Task prompt ->
Return the lines exactly as they stand, from the first of the material through the line containing "ax2 = fig.add_axes([0.095, 0.108, 0.884, 0.336])".

--- --- ---

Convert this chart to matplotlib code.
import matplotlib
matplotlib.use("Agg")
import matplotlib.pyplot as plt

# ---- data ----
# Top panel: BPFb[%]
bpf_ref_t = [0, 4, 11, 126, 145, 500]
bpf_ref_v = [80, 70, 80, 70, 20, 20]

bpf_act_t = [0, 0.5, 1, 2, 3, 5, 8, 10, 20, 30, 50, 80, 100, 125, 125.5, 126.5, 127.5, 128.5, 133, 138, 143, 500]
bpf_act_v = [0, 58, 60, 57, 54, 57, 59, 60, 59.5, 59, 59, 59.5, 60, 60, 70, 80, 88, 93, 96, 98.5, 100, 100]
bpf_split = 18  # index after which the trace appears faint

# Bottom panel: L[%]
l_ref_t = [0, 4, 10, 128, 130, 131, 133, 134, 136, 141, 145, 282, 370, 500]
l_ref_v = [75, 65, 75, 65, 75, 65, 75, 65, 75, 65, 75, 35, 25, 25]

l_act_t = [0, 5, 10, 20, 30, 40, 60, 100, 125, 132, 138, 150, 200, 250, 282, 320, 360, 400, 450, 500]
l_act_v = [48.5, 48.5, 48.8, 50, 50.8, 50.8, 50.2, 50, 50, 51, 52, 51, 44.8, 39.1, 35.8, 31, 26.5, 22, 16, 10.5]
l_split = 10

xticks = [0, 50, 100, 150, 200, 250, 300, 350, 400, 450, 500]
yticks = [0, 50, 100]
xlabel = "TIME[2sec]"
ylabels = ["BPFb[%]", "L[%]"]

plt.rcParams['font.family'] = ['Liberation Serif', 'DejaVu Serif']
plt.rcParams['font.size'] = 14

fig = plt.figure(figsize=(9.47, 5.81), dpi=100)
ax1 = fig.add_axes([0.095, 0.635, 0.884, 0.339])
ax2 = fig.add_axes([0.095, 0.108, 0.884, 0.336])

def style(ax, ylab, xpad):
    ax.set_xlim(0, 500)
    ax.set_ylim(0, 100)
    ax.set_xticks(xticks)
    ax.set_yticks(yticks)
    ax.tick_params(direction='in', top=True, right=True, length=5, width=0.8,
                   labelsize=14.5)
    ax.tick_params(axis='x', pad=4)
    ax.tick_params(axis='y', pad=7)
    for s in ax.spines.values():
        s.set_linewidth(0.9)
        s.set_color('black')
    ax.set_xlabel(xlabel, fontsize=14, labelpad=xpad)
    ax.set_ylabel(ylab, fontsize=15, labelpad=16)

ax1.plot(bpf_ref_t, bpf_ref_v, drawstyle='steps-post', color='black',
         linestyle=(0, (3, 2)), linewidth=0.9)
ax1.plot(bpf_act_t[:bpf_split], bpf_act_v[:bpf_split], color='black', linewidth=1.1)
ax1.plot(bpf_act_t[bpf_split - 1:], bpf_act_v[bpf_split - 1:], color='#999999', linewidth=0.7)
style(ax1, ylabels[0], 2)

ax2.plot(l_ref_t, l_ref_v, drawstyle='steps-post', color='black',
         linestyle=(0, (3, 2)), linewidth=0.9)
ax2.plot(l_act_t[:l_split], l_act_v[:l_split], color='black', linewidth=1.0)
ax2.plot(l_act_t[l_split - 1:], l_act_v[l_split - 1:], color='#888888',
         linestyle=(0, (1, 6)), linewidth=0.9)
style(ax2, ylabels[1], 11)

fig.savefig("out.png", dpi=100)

--- --- ---

Task answer ->
Convert this chart to matplotlib code.
import matplotlib
matplotlib.use("Agg")
import matplotlib.pyplot as plt

# ---- data ----
# Top panel: BPFb[%]
bpf_ref_t = [0, 4, 11, 126, 145, 500]
bpf_ref_v = [80, 70, 80, 70, 20, 20]

bpf_act_t = [0, 0.5, 1, 2, 3, 5, 8, 10, 20, 30, 50, 80, 100, 125, 125.5, 126.5, 127.5, 128.5, 133, 138, 143, 500]
bpf_act_v = [0, 58, 60, 57, 54, 57, 59, 60, 59.5, 59, 59, 59.5, 60, 60, 70, 80, 88, 93, 96, 98.5, 100, 100]
bpf_split = 18  # index after which the trace appears faint

# Bottom panel: L[%]
l_ref_t = [0, 4, 10, 128, 130, 131, 133, 134, 136, 141, 145, 282, 370, 500]
l_ref_v = [75, 65, 75, 65, 75, 65, 75, 65, 75, 65, 75, 35, 25, 25]

l_act_t = [0, 5, 10, 20, 30, 40, 60, 100, 125, 132, 138, 150, 200, 250, 282, 320, 360, 400, 450, 500]
l_act_v = [48.5, 48.5, 48.8, 50, 50.8, 50.8, 50.2, 50, 50, 51, 52, 51, 44.8, 39.1, 35.8, 31, 26.5, 22, 16, 10.5]
l_split = 10

xticks = [0, 50, 100, 150, 200, 250, 300, 350, 400, 450, 500]
yticks = [0, 50, 100]
xlabel = "TIME[2sec]"
ylabels = ["BPFb[%]", "L[%]"]

plt.rcParams['font.family'] = ['Liberation Serif', 'DejaVu Serif']
plt.rcParams['font.size'] = 14

fig = plt.figure(figsize=(9.47, 5.81), dpi=100)
ax1 = fig.add_axes([0.095, 0.635, 0.884, 0.339])
ax2 = fig.add_axes([0.095, 0.108, 0.884, 0.336])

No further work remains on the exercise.